Cynthia Dill, a former state senator and the attorney for the employee in the whistle-blower case, said Friday many of the communications around the Healthy Maine Partnerships selection process were done by text messaging — via BlackBerry-like devices and smartphones — and may be beyond the scope of a formal FOAA request.
At stake is how nearly $5 million — much of it federal tobacco settlement funds — was redistributed by agency officials.
Also in question is $500,000 in funds awarded to the Houlton Band of Maliseets’ HMP. It remains unclear who authorized the contract for that HMP, and despite one employee saying she signed the contract, an investigation by the state’s Office of Program Evaluation and Government Accountability determined she did not.
“We found it odd that (the) director was not able to tell us who developed the contract, even though she said she signed it,” OPEGA Director Beth Ashcroft told the legislative panel Friday.
CDC officials, including the agency’s attorney, acknowledged the process they used to select those nine lead HMP programs was flawed and one that could logically lead to questioning.
Part of that process involved CDC workers conducting surveys using the online tool Survey Monkey, which prompted some concern from the committee membership. That selection process meant large boosts in funding for the newly established lead agencies but cuts in funding for the remaining partnerships.
Concern over the way the process was handled triggered an investigation by OPEGA, which issued its findings earlier this month.
The report showed supervisors had ordered the destruction of public documents, among other findings.
Committee members Friday continued to voice concern and call for accountability in the CDC and the Department of Health and Human Services.
“If somebody intentionally did something that was against policy or against the law, and your internal investigation determines that, there will be consequences, will there not?” state Sen.

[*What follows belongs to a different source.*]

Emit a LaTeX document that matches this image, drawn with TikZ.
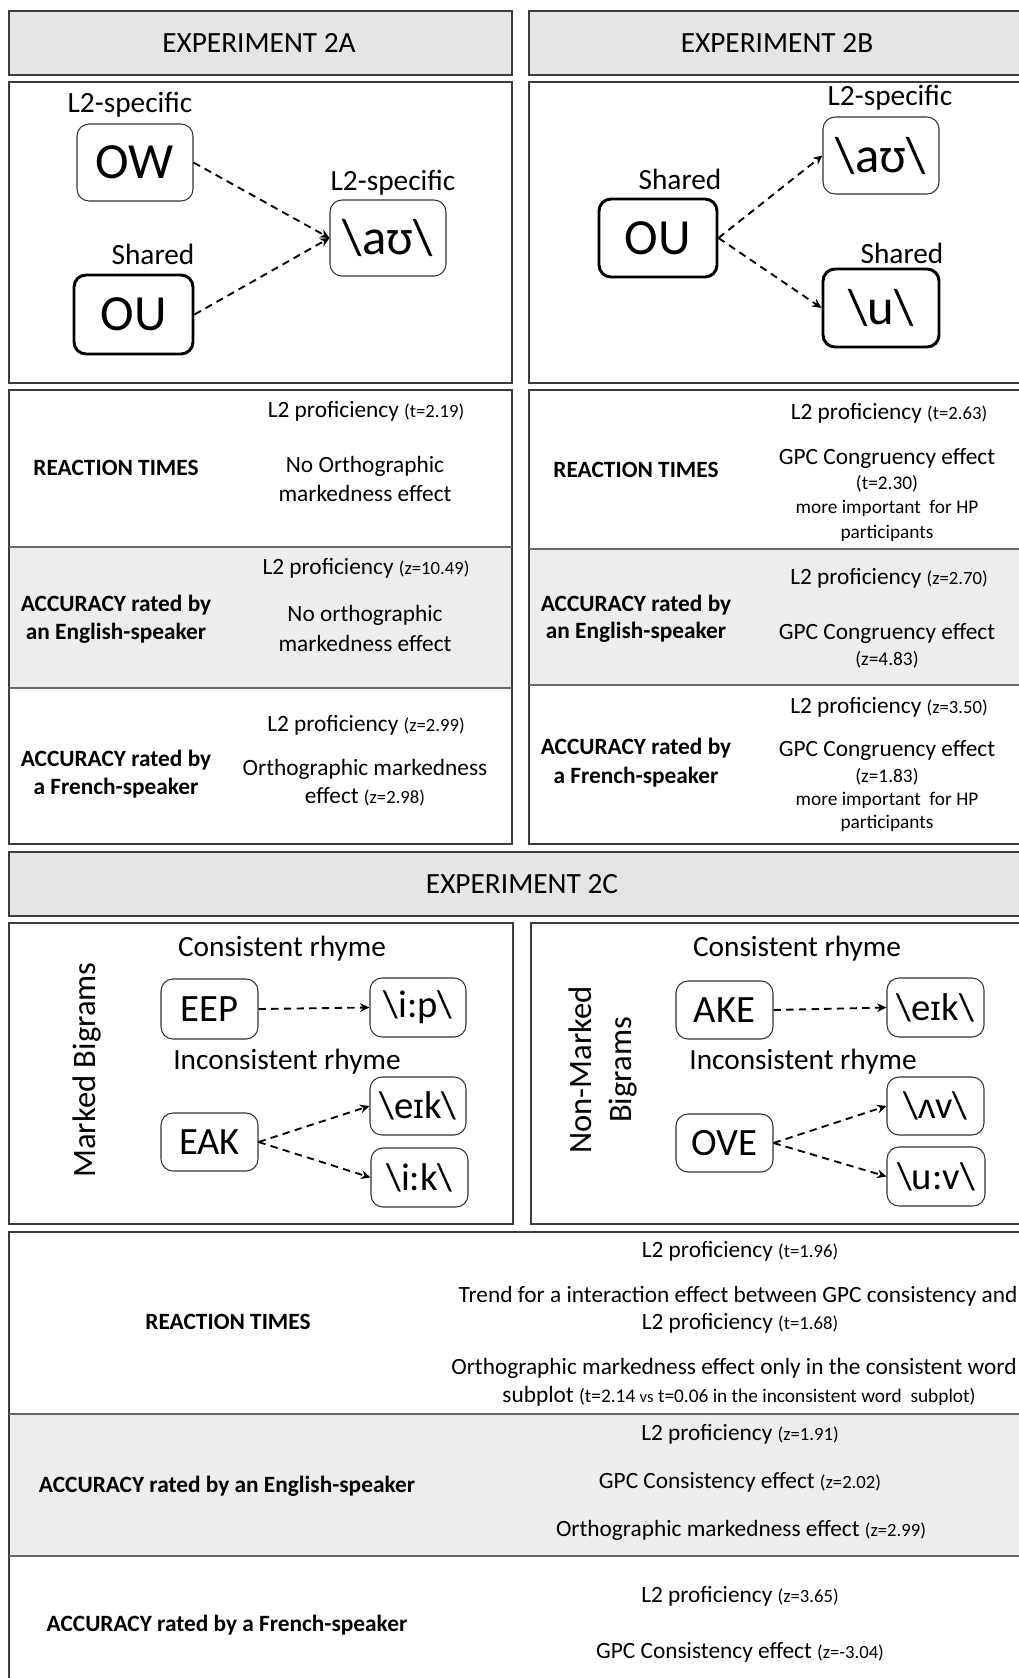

David Burns, R-Whiting, asked CDC officials.
Kevin Wells, general counsel for DHHS, deflected the question by saying that would be the case, but it had not been determined as fact that any wrongdoing was intentional.
“Posing your hypothetical, if all that is clear, then absolutely, yes,” Wells said. “But that is part of the process identifying whether there was clear policy, clear expectation, clear law on any of those issues — assuming that is true, then absolutely, yes.”
Lawmakers on the panel continued to voice frustration over the lack of specific details on when documents were requested and when the order came to destroy those documents.
State Sen. Margaret Craven, D-Lewiston, who began questioning the reallocation of funding in 2012 when Healthy Androscoggin, the HMP that serves about 125,000 people in Androscoggin County including the cities of Lewiston and Auburn, learned it was not selected as a lead agency.
Craven said at the time the selection criteria used by the CDC ignored the population being served; the CDC later said that was not a criterion it looked at in picking the lead agencies.
On Friday, Craven said she remained concerned about the culture at the CDC and said she had heard from employees who also were concerned. Craven said trust in the CDC was essential, but that trust had been undermined by the actions around the lead HMP selection process.
“The culture is not right, when it should be the most open agency to protect our health and our well-being,” Craven said.
She said the criteria used to assess the HMPs’ ability to be lead was subjective and not objective.
Lawmakers have stopped short of saying the selection process was rigged, but Friday it became clear the process was changed and new criteria added and scores weighted after the assessment process began.
Jay Yoe, director of Continuous Quality Improvement at DHHS, said that if he had been asked, he would have advised against changing the selection criteria midway through the process. Yoe said he had more than 20 years of assessment experience.
“That process is not a process that I would have instructed them to do, if I was in there beforehand,” Yoe said.